Le général Moulay Hafid, alors ministre de la Maison royale, ne s’en cachait pas lorsqu’il me l’a dit à Marrakech, sans détour. Et pourtant, son rêve ne vit pas le jour. Les murs se dressèrent, les ambitions divergèrent, les silences devinrent soupçons. Mais lui ne renia jamais son idéal. Il en conserva les contours dans le secret de ses pensées, et dans l’élégance sobre de son action.
Il veilla sur ce rêve sans l’abandonner, même quand tout semblait en nier la possibilité. Il fut cela : un veilleur éveillé du rêve maghrébin, refusant le renoncement, gardant vivante la flamme, non dans les mots, mais dans l’attente active d’un possible réenchantement.
Il avait foi dans l’avenir, et surtout dans la sagesse de Sa Majesté le Roi Mohammed VI dont la main tendue à l’Algérie, constante et sincère, incarne l’espérance d’une réconciliation juste et durable entre peuples frères.
Son départ du gouvernement en 1977 ne fut point un effacement. Il poursuivit sa mission au service de l’État : à la tête de la BNDE, dans des fonctions où l’ombre est parfois plus décisive que la lumière. Il s’approcha d’un courant enraciné dans le pays profond, aux côtés de Moussa Saâdi et d’autres figures engagées, et tenta de construire un espace politique fidèle à l’esprit d’un Maroc moderne et solidaire.
Ceux qui s’opposèrent à lui, après avoir claqué la porte du RNI conduit par Ahmed Osman, le firent souvent avec dureté. Il eut des adversaires farouches, et connut lui aussi un passage à vide. Mais il ne répondit jamais par la rancœur. Il tenait, comme par vocation, à rester digne, mesuré, calme dans la tempête.
Fin négociateur, il avait œuvré aux côtés de Sidi Mohamed Cherkaoui, grande figure du mouvement national, dans l’ombre féconde de la diplomatie, à Paris, sous De Gaulle.

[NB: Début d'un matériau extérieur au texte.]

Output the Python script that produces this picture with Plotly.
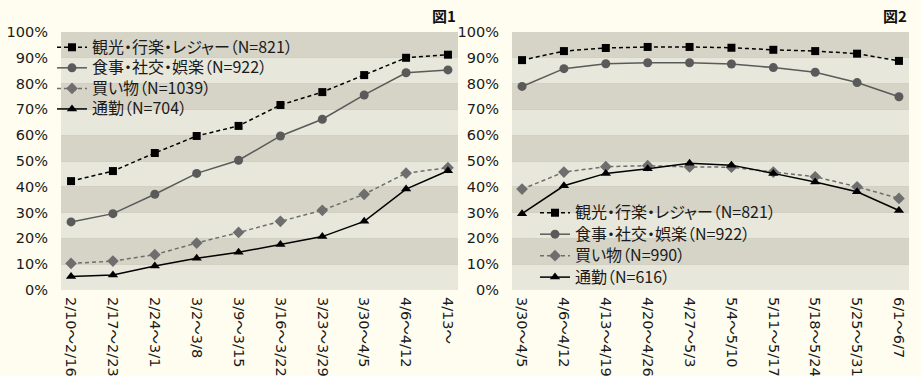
import plotly.graph_objects as go

# ---- data ----
weeks1 = ["2/10～2/16", "2/17～2/23", "2/24～3/1", "3/2～3/8", "3/9～3/15",
          "3/16～3/22", "3/23～3/29", "3/30～4/5", "4/6～4/12", "4/13～"]
weeks2 = ["3/30～4/5", "4/6～4/12", "4/13～4/19", "4/20～4/26", "4/27～5/3",
          "5/4～5/10", "5/11～5/17", "5/18～5/24", "5/25～5/31", "6/1～6/7"]

kanko1 = [42.2, 46.1, 53.1, 59.7, 63.6, 71.7, 76.7, 83.3, 90.0, 91.2]
shokuji1 = [26.4, 29.6, 37.1, 45.2, 50.3, 59.7, 66.2, 75.6, 84.2, 85.3]
kaimono1 = [10.3, 11.2, 13.7, 18.2, 22.3, 26.6, 30.9, 37.1, 45.3, 47.4]
tsukin1 = [5.2, 5.8, 9.3, 12.3, 14.6, 17.6, 20.7, 26.6, 39.1, 46.2]

kanko2 = [89.1, 92.6, 93.8, 94.2, 94.2, 93.9, 93.1, 92.6, 91.6, 88.8]
shokuji2 = [78.9, 85.8, 87.7, 88.1, 88.1, 87.6, 86.2, 84.4, 80.4, 74.9]
kaimono2 = [39.1, 45.7, 47.8, 48.2, 47.7, 47.6, 45.7, 43.9, 40.0, 35.5]
tsukin2 = [29.6, 40.4, 45.2, 47.0, 49.1, 48.4, 45.2, 41.9, 38.1, 30.8]

names1 = ["観光・行楽・レジャー（N=821）", "食事・社交・娯楽（N=922）", "買い物（N=1039）", "通勤（N=704）"]
names2 = ["観光・行楽・レジャー（N=821）", "食事・社交・娯楽（N=922）", "買い物（N=990）", "通勤（N=616）"]
yticks = list(range(0, 101, 10))

# ---- styles ----
FONT = "Noto Sans CJK JP"
TICKFONT = "DejaVu Sans, Noto Sans CJK JP"
TXT = "#1a1a1a"
styles = [
    dict(color="#000000", dash="4px,3px", symbol="square", size=8),
    dict(color="#5a5a5a", dash="solid", symbol="circle", size=9),
    dict(color="#6e6e6e", dash="4px,3px", symbol="diamond", size=9),
    dict(color="#000000", dash="solid", symbol="triangle-up", size=9),
]

fig = go.Figure()

def add_series(xs, series, names, xa, ya, legend):
    for vals, nm, st in zip(series, names, styles):
        fig.add_trace(go.Scatter(
            x=list(range(len(xs))), y=vals,
            name=f"<span style='font-size:16px'>{nm}</span>",
            mode="lines+markers",
            xaxis=xa, yaxis=ya, legend=legend,
            line=dict(color=st["color"], width=1.5, dash=st["dash"]),
            marker=dict(symbol=st["symbol"], size=st["size"], color=st["color"]),
            cliponaxis=False,
        ))

add_series(weeks1, [kanko1, shokuji1, kaimono1, tsukin1], names1, "x", "y", "legend")
add_series(weeks2, [kanko2, shokuji2, kaimono2, tsukin2], names2, "x2", "y2", "legend2")

W, H = 921, 376
ydom = [(H - 290) / H, (H - 32) / H]

xcommon = dict(range=[-0.24, 9.24], tickmode="array", tickvals=list(range(10)),
               tickangle=90, showgrid=False, zeroline=False, showline=False,
               tickfont=dict(family=TICKFONT, size=14.5, color=TXT), ticks="",
               automargin=False, ticklabelstandoff=6)
ycommon = dict(range=[0, 100], tickmode="array", tickvals=yticks,
               ticktext=[f"{v}%" for v in yticks], showgrid=True,
               gridcolor="#d2d0c2", gridwidth=1, zeroline=False, showline=False,
               tickfont=dict(family=TICKFONT, size=14.5, color=TXT), ticks="",
               automargin=False, ticklabelstandoff=12)

legend_common = dict(xanchor="left", yanchor="top", bgcolor="rgba(0,0,0,0)",
                     tracegroupgap=0, itemwidth=30)

fig.update_layout(
    width=W, height=H, autosize=False,
    margin=dict(l=0, r=0, t=0, b=0, autoexpand=False),
    paper_bgcolor="#fffdf0", plot_bgcolor="#e8e7db",
    font=dict(family=FONT, size=15, color=TXT),
    xaxis=dict(domain=[61 / W, 458 / W], ticktext=weeks1, anchor="y", **xcommon),
    yaxis=dict(domain=ydom, anchor="x", **ycommon),
    xaxis2=dict(domain=[512 / W, 909 / W], ticktext=weeks2, anchor="y2", **xcommon),
    yaxis2=dict(domain=ydom, anchor="x2", **ycommon),
    legend=dict(x=52 / W, y=(H - 32) / H, font=dict(family=FONT, size=13.5, color=TXT),
                **legend_common),
    legend2=dict(x=535 / W, y=(H - 197) / H, font=dict(family=FONT, size=14.2, color=TXT),
                 **legend_common),
    showlegend=True,
)

# dark bands
shapes = []
for xr, yr in [("x domain", "y"), ("x2 domain", "y2")]:
    for lo in [10, 30, 50, 70, 90]:
        shapes.append(dict(type="rect", xref=xr, yref=yr, x0=0, x1=1, y0=lo, y1=lo + 10,
                           fillcolor="#d6d4c6", line=dict(width=0), layer="below"))
fig.update_layout(shapes=shapes)

fig.add_annotation(text="<b>図1</b>", x=458 / W, y=(H - 16) / H, xref="paper", yref="paper",
                   xanchor="right", yanchor="middle", showarrow=False,
                   font=dict(family=FONT, size=15, color="#111"))
fig.add_annotation(text="<b>図2</b>", x=909 / W, y=(H - 16) / H, xref="paper", yref="paper",
                   xanchor="right", yanchor="middle", showarrow=False,
                   font=dict(family=FONT, size=15, color="#111"))

post = """
document.body.style.margin = '0';
var s = document.createElement('style');
s.textContent = '.infolayer text, .infolayer tspan, .legend text, .legend tspan, '
  + '[class^=legend] text, [class^=legend] tspan {font-feature-settings: "palt" 1 !important;}';
document.head.appendChild(s);
"""
fig.write_html("out.html", post_script=post, config={"displayModeBar": False})
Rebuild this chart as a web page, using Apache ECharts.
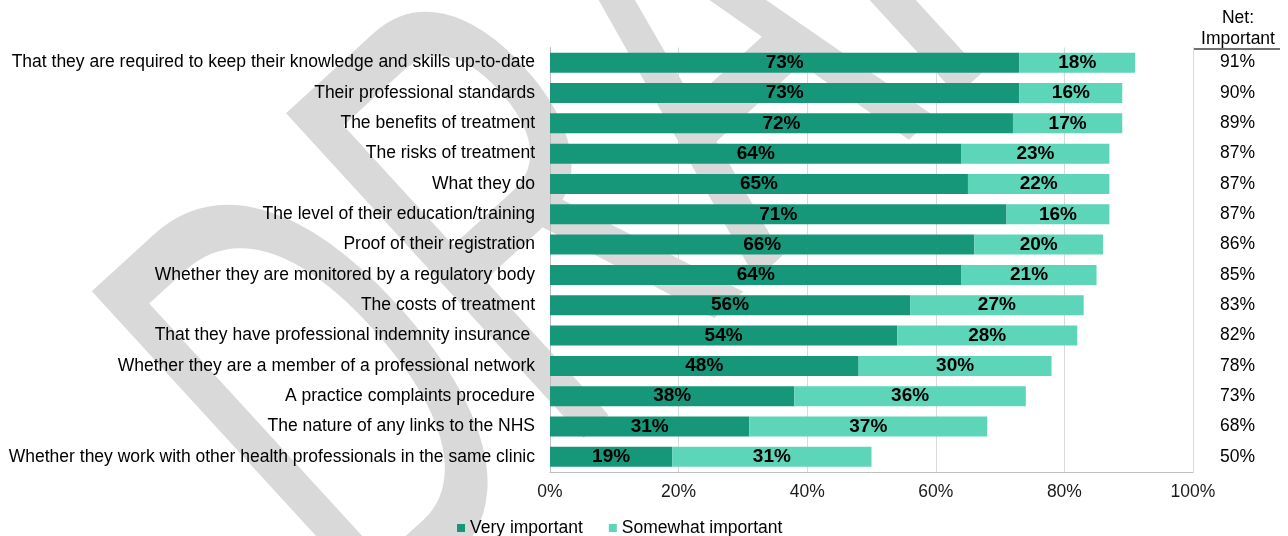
<!DOCTYPE html>
<html>
<head>
<meta charset="utf-8">
<script src="https://cdn.jsdelivr.net/npm/echarts@6/dist/echarts.min.js"></script>
<style>
  html, body { margin: 0; padding: 0; background: #ffffff; }
  #chart { width: 1288px; height: 536px; }
</style>
</head>
<body>
<div id="chart"></div>
<script>
// Survey items, listed top to bottom
const categories = [
  'That they are required to keep their knowledge and skills up-to-date',
  'Their professional standards',
  'The benefits of treatment',
  'The risks of treatment',
  'What they do',
  'The level of their education/training',
  'Proof of their registration',
  'Whether they are monitored by a regulatory body',
  'The costs of treatment',
  'That they have professional indemnity insurance ',
  'Whether they are a member of a professional network',
  'A practice complaints procedure',
  'The nature of any links to the NHS',
  'Whether they work with other health professionals in the same clinic'
];
const veryImportant = [73, 73, 72, 64, 65, 71, 66, 64, 56, 54, 48, 38, 31, 19];
const somewhatImportant = [18, 16, 17, 23, 22, 16, 20, 21, 27, 28, 30, 36, 37, 31];
const netImportant = [91, 90, 89, 87, 87, 87, 86, 85, 83, 82, 78, 73, 68, 50];
const seriesNames = ['Very important', 'Somewhat important'];
const netHeader = 'Net:\nImportant';
const watermarkText = 'DRAFT';

const FONT = "'Liberation Sans', Arial, sans-serif";
const DARK = '#17977a';
const LIGHT = '#5dd5b9';
const TEXT_SIZE = 17.5;

const chart = echarts.init(document.getElementById('chart'), null, { renderer: 'canvas' });

const barLabel = {
  show: true,
  position: 'inside',
  formatter: '{c}%',
  fontFamily: FONT,
  fontWeight: 'bold',
  fontSize: 19,
  color: '#000000'
};

chart.setOption({
  animation: false,
  backgroundColor: '#ffffff',
  textStyle: { fontFamily: FONT },
  graphic: [
    {
      // large diagonal watermark behind the chart, stretched tall and narrow
      type: 'text',
      z: -100,
      silent: true,
      x: 248,
      y: 506,
      rotation: 42.5 * Math.PI / 180,
      scaleX: 0.57,
      scaleY: 1,
      style: {
        text: watermarkText,
        x: 0,
        y: 0,
        align: 'left',
        verticalAlign: 'middle',
        fontFamily: FONT,
        fontSize: 640,
        fill: '#d9d9d9'
      }
    },
    {
      type: 'text',
      silent: true,
      x: 1238,
      y: 29,
      style: {
        text: netHeader,
        align: 'center',
        verticalAlign: 'middle',
        fontFamily: FONT,
        fontSize: TEXT_SIZE,
        lineHeight: 21,
        fill: '#000000'
      }
    },
    {
      type: 'line',
      silent: true,
      shape: { x1: 1193, y1: 49, x2: 1280, y2: 49 },
      style: { stroke: '#404040', lineWidth: 1.3 }
    }
  ],
  legend: {
    left: 452,
    top: 514,
    icon: 'rect',
    itemWidth: 8,
    itemHeight: 8,
    itemGap: 26,
    textStyle: { fontFamily: FONT, fontSize: TEXT_SIZE, color: '#000000' },
    data: seriesNames
  },
  grid: {
    left: 550,
    right: 95,
    top: 47.5,
    bottom: 64,
    containLabel: false
  },
  xAxis: {
    type: 'value',
    min: 0,
    max: 100,
    interval: 20,
    axisLine: { show: true, lineStyle: { color: '#bfbfbf', width: 1 } },
    axisTick: { show: false },
    splitLine: { show: true, lineStyle: { color: '#d9d9d9', width: 1 } },
    axisLabel: {
      formatter: '{value}%',
      fontFamily: FONT,
      fontSize: TEXT_SIZE,
      color: '#1a1a1a',
      margin: 11
    }
  },
  yAxis: [
    {
      type: 'category',
      inverse: true,
      data: categories,
      axisLine: { show: true, lineStyle: { color: '#bfbfbf', width: 1 } },
      axisTick: { show: false },
      axisLabel: {
        fontFamily: FONT,
        fontSize: TEXT_SIZE,
        color: '#000000',
        margin: 15
      }
    },
    {
      type: 'category',
      inverse: true,
      position: 'right',
      data: netImportant.map(v => v + '%'),
      axisLine: { show: true, lineStyle: { color: '#d9d9d9', width: 1 } },
      axisTick: { show: false },
      axisLabel: {
        fontFamily: FONT,
        fontSize: TEXT_SIZE,
        color: '#000000',
        margin: 27
      }
    }
  ],
  series: [
    {
      name: seriesNames[0],
      type: 'bar',
      stack: 'importance',
      barWidth: 20,
      itemStyle: { color: DARK },
      label: barLabel,
      data: veryImportant
    },
    {
      name: seriesNames[1],
      type: 'bar',
      stack: 'importance',
      barWidth: 20,
      itemStyle: { color: LIGHT },
      label: barLabel,
      data: somewhatImportant
    }
  ]
});
</script>
</body>
</html>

Un charme unique émanait de sa personne. Abdelkader Benslimane avait à revendre courage et largesse de vue. Il vouait une tendresse infinie et un amour incommensurable à son épouse, ainsi qu’à ses enfants, qu’il entourait d’une attention constante et d’un amour fidèle. Et je peux dire, pour ma part, qu’il a eu une influence positive dans ma propre vie.
Aujourd’hui, il nous laisse un legs précieux : celui d’une fidélité inébranlable à la monarchie, à l’État, à l’idéal maghrébin. Une fidélité sans faille. Et dans une époque où la loyauté se dilue dans les vents du court terme, son exemple demeure.